====== INFORMATION PROVIDED

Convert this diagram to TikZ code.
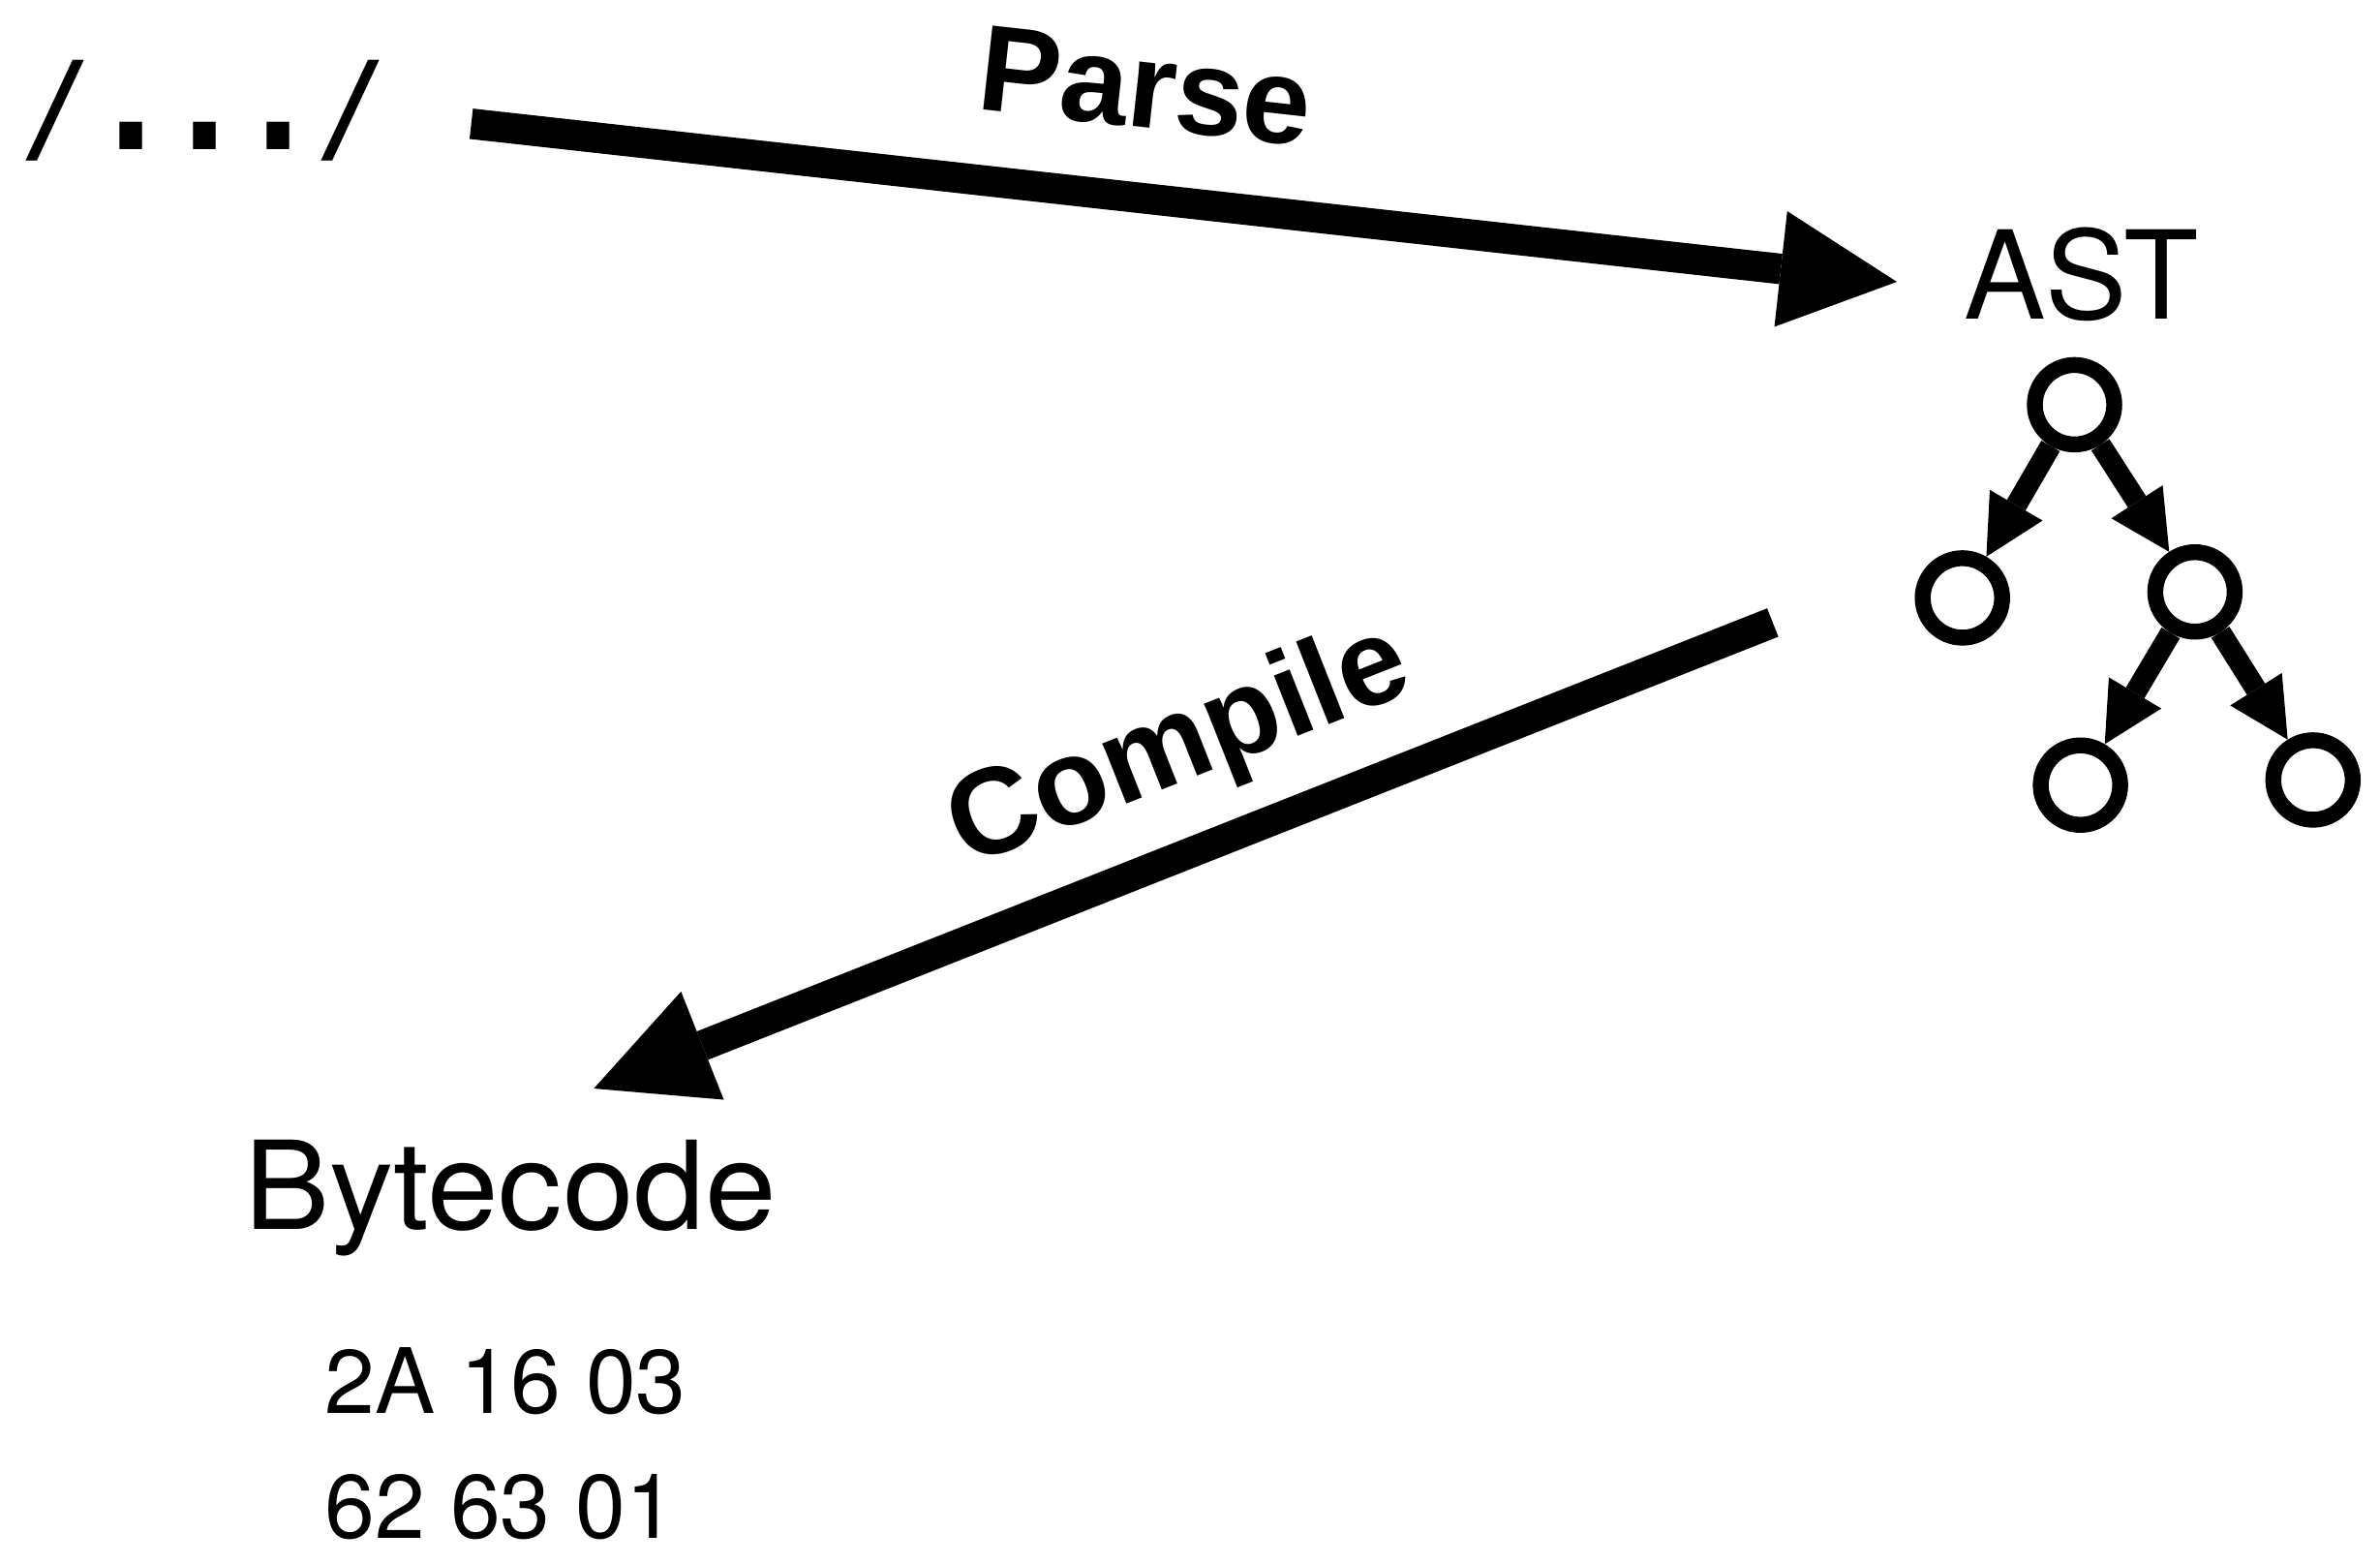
\documentclass[tikz,border=0pt]{standalone}
\usepackage{fontspec}
\setmainfont{TeX Gyre Heros}
\newfontfamily\labelfont{Liberation Sans}
\newfontfamily\codefont{DejaVu Sans Mono}
\usetikzlibrary{arrows.meta}

% one full-height dot in a monospaced cell
\newcommand{\codedot}{\makebox[0.602em][c]{\fontsize{54}{54}\selectfont.}}

\tikzset{
  label36/.style={inner sep=0pt, outer sep=0pt, anchor=base west,
    font=\fontsize{36}{43}\selectfont},
  stage/.style={label36, font=\fontsize{36}{43}\selectfont\labelfont\bfseries},
  bytes/.style={inner sep=0pt, outer sep=0pt, anchor=base west,
    font=\fontsize{26.5}{32}\selectfont},
  bigarrow/.style={line width=0.315cm,
    -{Triangle[length=1.205cm, width=1.2cm, line width=0pt]}},
  treenode/.style={circle, draw, line width=0.164cm, minimum size=0.82cm,
    inner sep=0pt},
  treeedge/.style={line width=0.22cm,
    -{Triangle[length=0.614cm, width=0.63cm, line width=0pt]}},
}

\begin{document}
\begin{tikzpicture}[x=0.01cm, y=-0.01cm]
  \useasboundingbox (0,0) rectangle (2458,1614);

  % source regex
  \node[label36, font=\fontsize{36}{43}\selectfont\codefont] (regex) at (21,154.8)
    {/\codedot\codedot\codedot/};

  % parse step
  \coordinate (parseStart) at (486.7,127.8);
  \coordinate (parseEnd) at (1959,291);
  \draw[bigarrow] (parseStart) -- (parseEnd);
  \node[stage, rotate=-6.33] (parse) at (1007.2,112.8) {Parse};

  % syntax tree
  \node[label36] (ast) at (2028,329.5) {AST};
  \node[treenode] (root) at (2142.5,417.9) {};
  \node[treenode] (l)    at (2026.7,617.4) {};
  \node[treenode] (r)    at (2266.9,611.2) {};
  \node[treenode] (rl)   at (2148.6,810.7) {};
  \node[treenode] (rr)   at (2388.8,805.4) {};
  \draw[treeedge] (root) -- (l);
  \draw[treeedge] (root) -- (r);
  \draw[treeedge] (r) -- (rl);
  \draw[treeedge] (r) -- (rr);

  % compile step
  \coordinate (compileStart) at (1830.8,642.8);
  \coordinate (compileEnd) at (613.3,1124);
  \draw[bigarrow] (compileStart) -- (compileEnd);
  \node[stage, rotate=21.57] (compile) at (998.7,895.8) {Compile};

  % bytecode output
  \node[label36] (bytecode) at (252,1269) {\addfontfeature{FakeStretch=1.045}Bytecode};
  \node[bytes] (line1) at (335.6,1459) {2A 16 03};
  \node[bytes] (line2) at (335.6,1588.4) {62 63 01};
\end{tikzpicture}
\end{document}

============

◆ EXERCISE GOAL ◆
Transcribe the listing in full. Omit the pictures and keep every line exact.

◆ OUTPUT ◆
Convert this diagram to TikZ code.
\documentclass[tikz,border=0pt]{standalone}
\usepackage{fontspec}
\setmainfont{TeX Gyre Heros}
\newfontfamily\labelfont{Liberation Sans}
\newfontfamily\codefont{DejaVu Sans Mono}
\usetikzlibrary{arrows.meta}

% one full-height dot in a monospaced cell
\newcommand{\codedot}{\makebox[0.602em][c]{\fontsize{54}{54}\selectfont.}}

\tikzset{
  label36/.style={inner sep=0pt, outer sep=0pt, anchor=base west,
    font=\fontsize{36}{43}\selectfont},
  stage/.style={label36, font=\fontsize{36}{43}\selectfont\labelfont\bfseries},
  bytes/.style={inner sep=0pt, outer sep=0pt, anchor=base west,
    font=\fontsize{26.5}{32}\selectfont},
  bigarrow/.style={line width=0.315cm,
    -{Triangle[length=1.205cm, width=1.2cm, line width=0pt]}},
  treenode/.style={circle, draw, line width=0.164cm, minimum size=0.82cm,
    inner sep=0pt},
  treeedge/.style={line width=0.22cm,
    -{Triangle[length=0.614cm, width=0.63cm, line width=0pt]}},
}

\begin{document}
\begin{tikzpicture}[x=0.01cm, y=-0.01cm]
  \useasboundingbox (0,0) rectangle (2458,1614);

  % source regex
  \node[label36, font=\fontsize{36}{43}\selectfont\codefont] (regex) at (21,154.8)
    {/\codedot\codedot\codedot/};

  % parse step
  \coordinate (parseStart) at (486.7,127.8);
  \coordinate (parseEnd) at (1959,291);
  \draw[bigarrow] (parseStart) -- (parseEnd);
  \node[stage, rotate=-6.33] (parse) at (1007.2,112.8) {Parse};

  % syntax tree
  \node[label36] (ast) at (2028,329.5) {AST};
  \node[treenode] (root) at (2142.5,417.9) {};
  \node[treenode] (l)    at (2026.7,617.4) {};
  \node[treenode] (r)    at (2266.9,611.2) {};
  \node[treenode] (rl)   at (2148.6,810.7) {};
  \node[treenode] (rr)   at (2388.8,805.4) {};
  \draw[treeedge] (root) -- (l);
  \draw[treeedge] (root) -- (r);
  \draw[treeedge] (r) -- (rl);
  \draw[treeedge] (r) -- (rr);

  % compile step
  \coordinate (compileStart) at (1830.8,642.8);
  \coordinate (compileEnd) at (613.3,1124);
  \draw[bigarrow] (compileStart) -- (compileEnd);
  \node[stage, rotate=21.57] (compile) at (998.7,895.8) {Compile};

  % bytecode output
  \node[label36] (bytecode) at (252,1269) {\addfontfeature{FakeStretch=1.045}Bytecode};
  \node[bytes] (line1) at (335.6,1459) {2A 16 03};
  \node[bytes] (line2) at (335.6,1588.4) {62 63 01};
\end{tikzpicture}
\end{document}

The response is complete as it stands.